China’s real estate developers will struggle to maintain growth over the next few years as many of them run out of available stock to sell and competition for new sites erodes margins and limits opportunities for expansion according to a recent report from a major investment bank.
The most recent Sector Report on China Real Estate published by BNP Paribas Securities on December 6th, predicts that real estate developers working on China’s mainland are not likely to repeat the 30-percent or greater growth rates that many of them enjoyed in 2014, and investors should be prepared for a more leisurely pace of expansion in China’s property industry.
Because of these market challenges the report, authored by Wee Liat Lee, Regional Head of Property Research at the bank, downgraded the overall industry for 2014 from “Improving” to “Stable.”
Landbank Shortages Limiting Growth
The major constraint on continuing growth, according to the analysis in the report, is their ability to maintain the supply of land necessary to continue launching new projects. This finding was based in part on analysis of the recent landbank replenishment behaviour for 13 listed developers and projected proportions of land available for development (or landbank) to contracted sales growth.
Also, as many developers have been relying on overseas bond sales to raise the funds necessary to purchase new land, the prospect of an end to quantitative easing in the US during 2014, and the higher borrowing prices that this will entail, means further pressure on the ability of developers to secure new sites affordably.

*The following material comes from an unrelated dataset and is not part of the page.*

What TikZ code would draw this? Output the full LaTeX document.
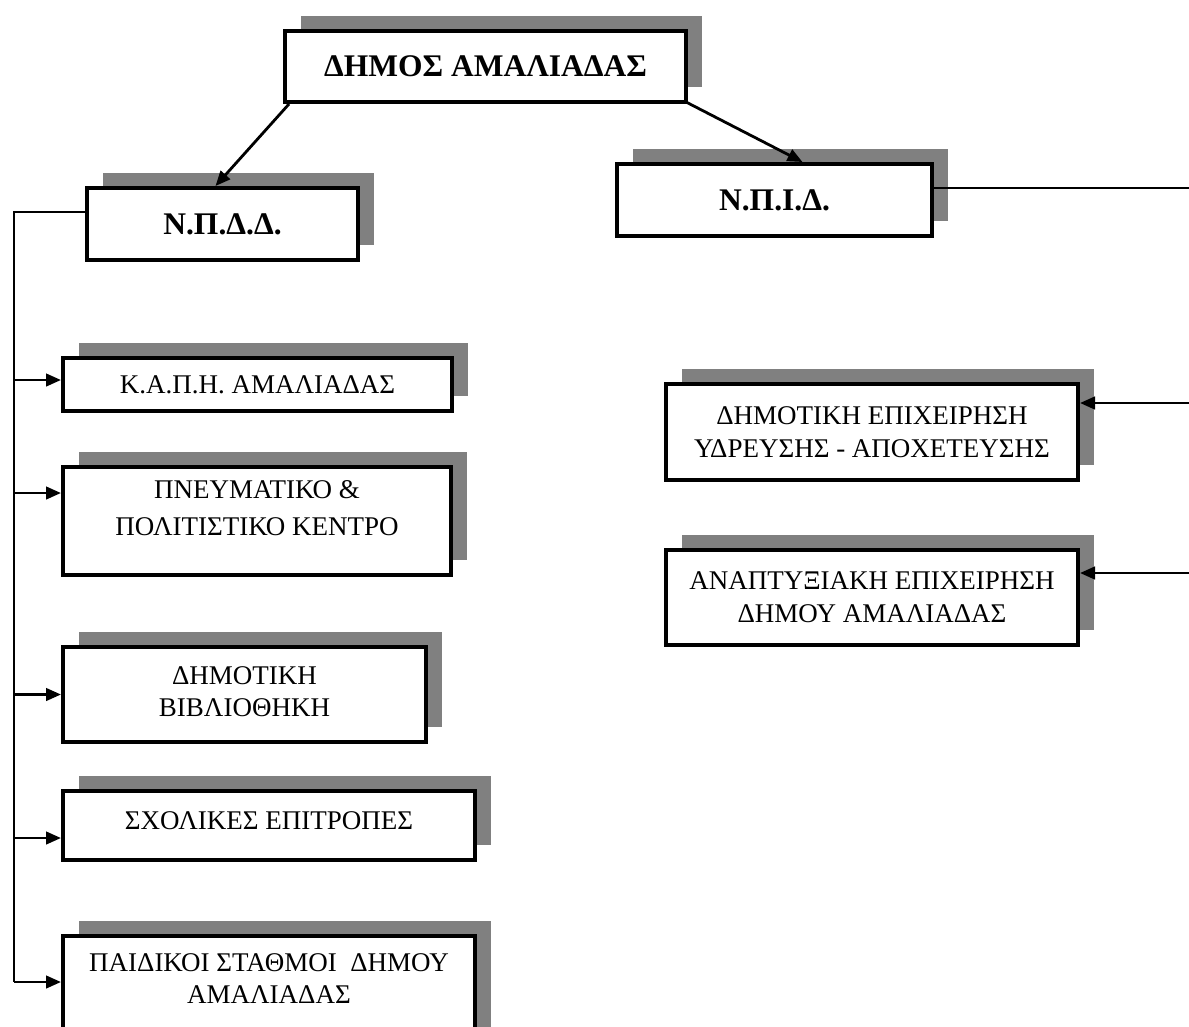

Prices for Land Rising Faster Than Prices for Real Estate
While developers have been setting new records for the price of land this year as competition for new sites increases, so far they have not been able to pass all of these additional costs along to the public.
Through the end of September, land prices in China’s first-tier cities – Shanghai, Beijing, Shenzhen and Guangzhou – had increased by 135 per cent year over the same period a year earlier. However, according to the report, the average increase in housing prices had only risen by 15 percent in those same cities.
For one new site in Beijing this year, the developer Sunac paid RMB 4.3 billion for a project with a planned floor area of 59,152 square metres, which means that the cost per square metre of built space for the developer will be RMB 73,000 by the time the project is complete.
In the smaller communities that make up China’s second-tier cities, land prices had risen more slowly, at only 43 percent, however, the price of homes had only gone up by four percent during the period.
The author attributes this disconnect between land costs and housing prices as being “due to the ‘herd mentality’ of developers in making acquisitions.”
Lack of Available Stock Becoming an Issue
A shorter term problem that will adversely affect developers’ sales in 2014 will be the lack of available stock for sale. Over the last 12 months, the contracted sales growth for most developers has outpaced construction of new homes. The report points to Country Garden, China Overseas Land and Shimao as being developers with the most acute shortage of housing in the pipeline.
While the sector overall was downgraded to stable, particular developers were singled out for downgrading for various reasons. KWG Property of Guangzhou was downgraded to “reduce” from “hold,” China Resources Land, Longfor Properties, Guangzhou R&F and Franshion Properties were all downgraded from “buy” to “hold.”